╔══
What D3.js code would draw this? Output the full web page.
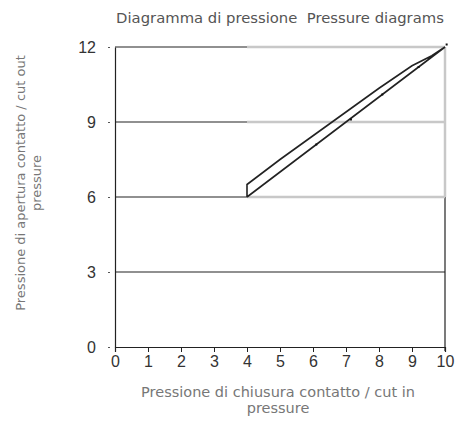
<!DOCTYPE html>
<html lang="en">
<head>
    <meta charset="UTF-8">
    <title>Diagramma di pressione</title>
    <script src="https://d3js.org/d3.v7.min.js"></script>
    <style>
        body { margin: 0; background: #fff; }
        svg { font-family: Arial, "Liberation Sans", sans-serif; }
        .tick text { font-size: 16px; fill: #333; }
        .title, .axis-title { font-family: "DejaVu Sans", sans-serif; white-space: pre; }
        .title { fill: #555; }
        .axis-title { fill: #777; }
    </style>
</head>
<body>
    <div id="DV"></div>
    <script>
        // hysteresis loop: rising (cut out) edge, then falling (cut in) edge back to start
        var upperX = [4, 4, 5, 6, 7, 8, 9, 9.6, 10];
        var upperY = [6, 6.5, 7.5, 8.45, 9.4, 10.35, 11.25, 11.65, 12];
        var lowerX = [10, 4];
        var lowerY = [12, 6];
        var markX = [6.1, 7.15, 8.1, 9.2, 10.05];
        var markY = [8.1, 9.1, 10.1, 11.2, 12.1];
        var xTicks = [0, 1, 2, 3, 4, 5, 6, 7, 8, 9, 10];
        var yTicks = [0, 3, 6, 9, 12];
        // working range box (x 4..10, y 6..12)
        var boxX = [4, 10];
        var boxY = [6, 12];

        var margin = { top: 47, right: 16, bottom: 82, left: 115 },
            width = 461 - margin.left - margin.right,
            height = 429 - margin.top - margin.bottom;

        var svg = d3.select("#DV")
            .append("svg")
            .attr("width", 461)
            .attr("height", 429);

        var g = svg.append("g")
            .attr("transform", "translate(" + margin.left + "," + margin.top + ")");

        var x = d3.scaleLinear().domain([0, 10]).range([0, width]);
        var y = d3.scaleLinear().domain([0, 12]).range([height, 0]);

        // black gridlines
        g.selectAll(".grid")
            .data(yTicks.filter(function (d) { return d > 0; }))
            .enter()
            .append("line")
            .attr("x1", 0)
            .attr("x2", width)
            .attr("y1", function (d) { return y(d); })
            .attr("y2", function (d) { return y(d); })
            .attr("stroke", "#222")
            .attr("stroke-width", 1.2);

        // right border
        g.append("line")
            .attr("x1", width).attr("x2", width)
            .attr("y1", 0).attr("y2", height + 4)
            .attr("stroke", "#222")
            .attr("stroke-width", 1.2);

        // shaded box over the working range
        g.append("rect")
            .attr("x", x(boxX[0]))
            .attr("y", y(boxY[1]))
            .attr("width", x(boxX[1]) - x(boxX[0]))
            .attr("height", y(boxY[0]) - y(boxY[1]))
            .attr("fill", "#fff");

        var greyLines = [
            [boxX[0], boxY[1], boxX[1], boxY[1]],
            [boxX[0], 9, boxX[1], 9],
            [boxX[0], boxY[0], boxX[1], boxY[0]],
            [boxX[1], boxY[0], boxX[1], boxY[1]]
        ];
        g.selectAll(".boxline")
            .data(greyLines)
            .enter()
            .append("line")
            .attr("x1", function (d) { return x(d[0]); })
            .attr("y1", function (d) { return y(d[1]); })
            .attr("x2", function (d) { return x(d[2]); })
            .attr("y2", function (d) { return y(d[3]); })
            .attr("stroke", "#c8c8c8")
            .attr("stroke-width", 2.5);

        // axes
        var xAxis = g.append("g")
            .attr("transform", "translate(0," + height + ")")
            .call(d3.axisBottom(x).tickValues(xTicks).tickSize(5).tickPadding(4));
        xAxis.select(".domain").attr("stroke", "#222").attr("stroke-width", 1.2);
        xAxis.selectAll(".tick line").attr("stroke", "#222");

        var yAxis = g.append("g")
            .call(d3.axisLeft(y).tickValues(yTicks).tickSize(0).tickPadding(19).tickSizeOuter(0));
        yAxis.select(".domain").attr("stroke", "#222").attr("stroke-width", 1.2);
        yAxis.selectAll(".tick").append("line")
            .attr("x1", -7).attr("x2", -5)
            .attr("stroke", "#555");

        // loop
        var pts = upperX.map(function (v, i) { return [v, upperY[i]]; })
            .concat(lowerX.map(function (v, i) { return [v, lowerY[i]]; }));
        var line = d3.line()
            .x(function (d) { return x(d[0]); })
            .y(function (d) { return y(d[1]); });
        g.append("path")
            .attr("d", line(pts))
            .attr("fill", "none")
            .attr("stroke", "#222")
            .attr("stroke-width", 1.6);

        g.selectAll(".mark")
            .data(markX)
            .enter()
            .append("rect")
            .attr("x", function (d) { return x(d) - 1; })
            .attr("y", function (d, i) { return y(markY[i]) - 1; })
            .attr("width", 2)
            .attr("height", 2)
            .attr("fill", "#111");

        // titles
        svg.append("text")
            .attr("class", "title")
            .attr("x", 280)
            .attr("y", 23)
            .attr("text-anchor", "middle")
            .style("font-size", "14.8px")
            .text("Diagramma di pressione  Pressure diagrams");

        var xt = svg.append("text")
            .attr("class", "axis-title")
            .attr("text-anchor", "middle")
            .style("font-size", "14.5px");
        xt.append("tspan").attr("x", 278).attr("y", 397).text("Pressione di chiusura contatto / cut in");
        xt.append("tspan").attr("x", 278).attr("y", 413).text("pressure");

        var yt = svg.append("text")
            .attr("class", "axis-title")
            .attr("text-anchor", "middle")
            .attr("transform", "translate(0,183) rotate(-90)")
            .style("font-size", "13px");
        yt.append("tspan").attr("x", 0).attr("y", 25).text("Pressione di apertura contatto / cut out");
        yt.append("tspan").attr("x", 0).attr("y", 41).text("pressure");
    </script>
</body>
</html>
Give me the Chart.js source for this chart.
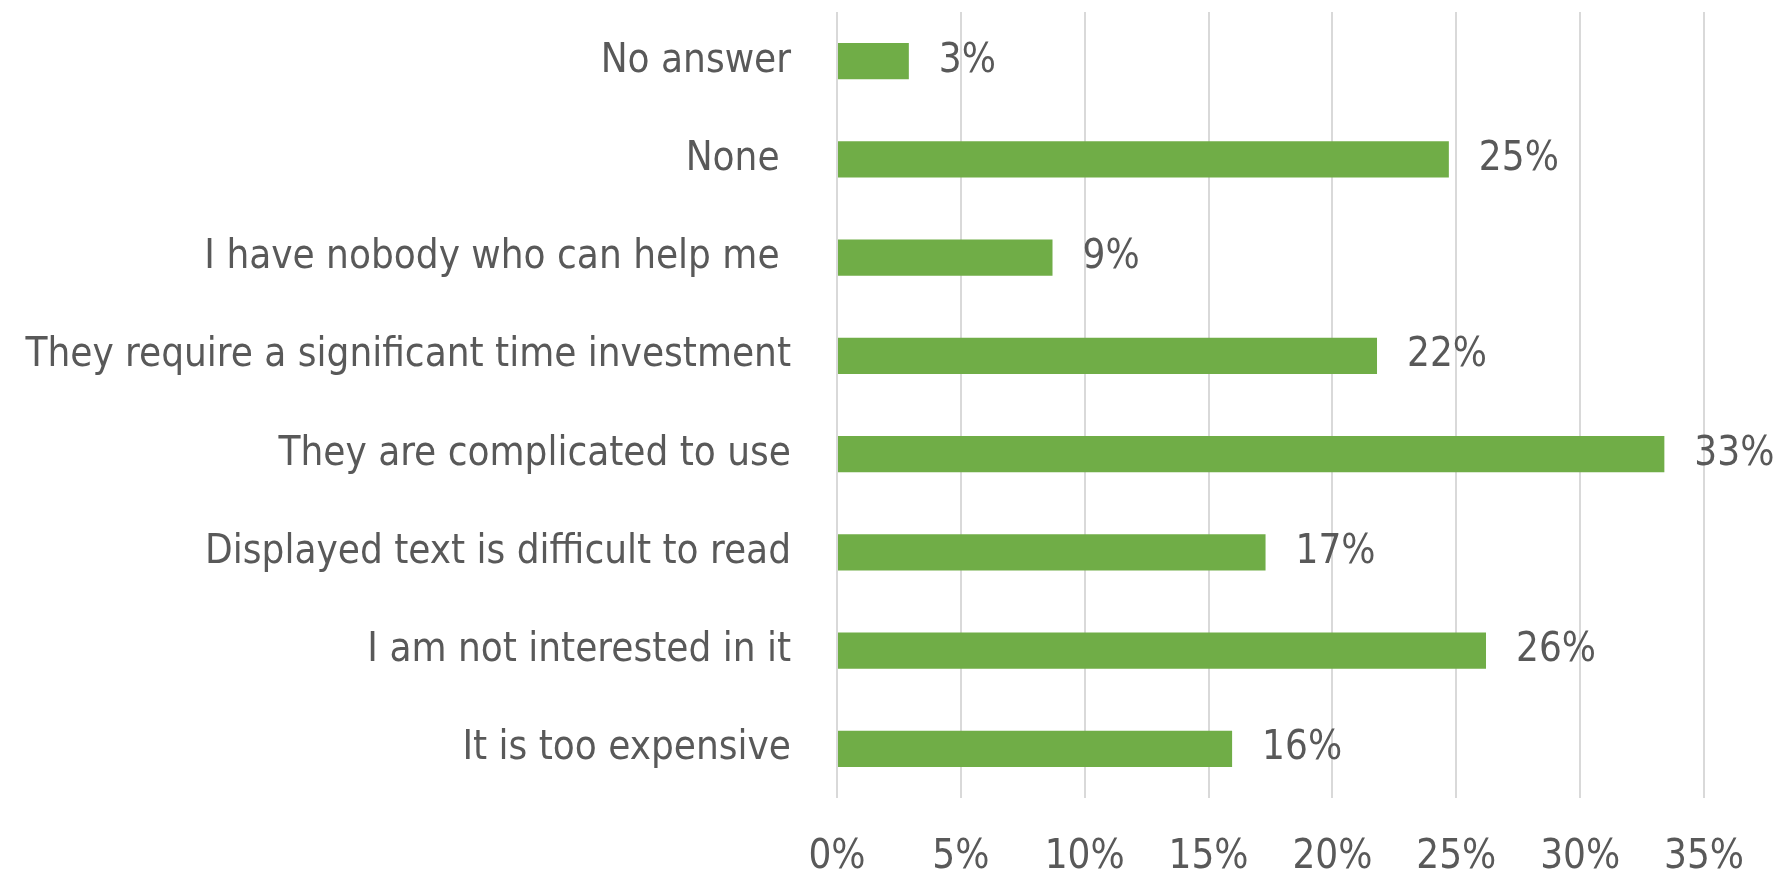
<!DOCTYPE html>
<html>
<head>
<meta charset="utf-8">
<script src="https://cdn.jsdelivr.net/npm/chart.js@4.4.1/dist/chart.umd.min.js"></script>
<style>
  html, body { margin: 0; padding: 0; background: #fff; }
  #wrap { width: 1779px; height: 876px; position: relative; }
</style>
</head>
<body>
<div id="wrap"><canvas id="myChart"></canvas></div>
<script>
// categorias de arriba hacia abajo
const categorias = [
  "No answer",
  "None ",
  "I have nobody who can help me ",
  "They require a significant time investment",
  "They are complicated to use",
  "Displayed text is difficult to read",
  "I am not interested in it",
  "It is too expensive",
];
// porcentajes
const valores = [2.9, 24.7, 8.7, 21.8, 33.4, 17.3, 26.2, 15.95];
const ticksX = [0, 5, 10, 15, 20, 25, 30, 35];

const fuente = "'Liberation Sans Narrow', 'DejaVu Sans Condensed', 'Liberation Sans', sans-serif";
const gris = "#595959";
const tamFuente = 40;

//plugin para poner el % al final de cada barra
const etiquetas = {
  id: "etiquetas",
  afterDatasetsDraw(chart) {
    const ctx = chart.ctx;
    const meta = chart.getDatasetMeta(0);
    ctx.save();
    ctx.font = tamFuente + "px " + fuente;
    ctx.fillStyle = gris;
    ctx.textAlign = "left";
    ctx.textBaseline = "middle";
    meta.data.forEach((bar, i) => {
      ctx.fillText(Math.round(valores[i]) + "%", bar.x + 30, bar.y);
    });
    ctx.restore();
  },
};

const data = {
  labels: categorias,
  datasets: [
    {
      data: valores,
      backgroundColor: "#70ad47",
      categoryPercentage: 1,
      barPercentage: 0.37,
    },
  ],
};

const config = {
  type: "bar",
  data: data,
  options: {
    indexAxis: "y",
    responsive: true,
    maintainAspectRatio: false,
    animation: false,
    layout: { padding: { top: 12, right: 75, left: 0, bottom: 0 } },
    plugins: {
      legend: { display: false },
      tooltip: { enabled: false },
    },
    scales: {
      x: {
        min: 0,
        max: 35,
        afterBuildTicks: (scale) => {
          scale.ticks = ticksX.map((v) => ({ value: v }));
        },
        afterFit: (scale) => {
          scale.height = 78;
          scale.paddingLeft = 0;
          scale.paddingRight = 0;
        },
        ticks: {
          callback: (v) => v + "%",
          color: gris,
          font: { family: fuente, size: tamFuente },
          padding: 36,
          maxRotation: 0,
        },
        grid: { color: "#d9d9d9", lineWidth: 2, drawTicks: false },
        border: { display: false },
      },
      y: {
        afterFit: (scale) => {
          scale.width = 837;
          scale.paddingTop = 0;
          scale.paddingBottom = 0;
        },
        ticks: {
          color: gris,
          font: { family: fuente, size: tamFuente },
          padding: 46,
        },
        grid: { display: false, drawTicks: false },
        border: { display: false },
      },
    },
  },
  plugins: [etiquetas],
};

const myChartElement = document.getElementById("myChart");
var myChart = new Chart(myChartElement, config);
</script>
</body>
</html>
╚══
* **Task goal**
Search the listing for the string "this". Copy each line where it turns up.

* **Written response**
What D3.js code would draw this? Output the full web page.
Give me the Chart.js source for this chart.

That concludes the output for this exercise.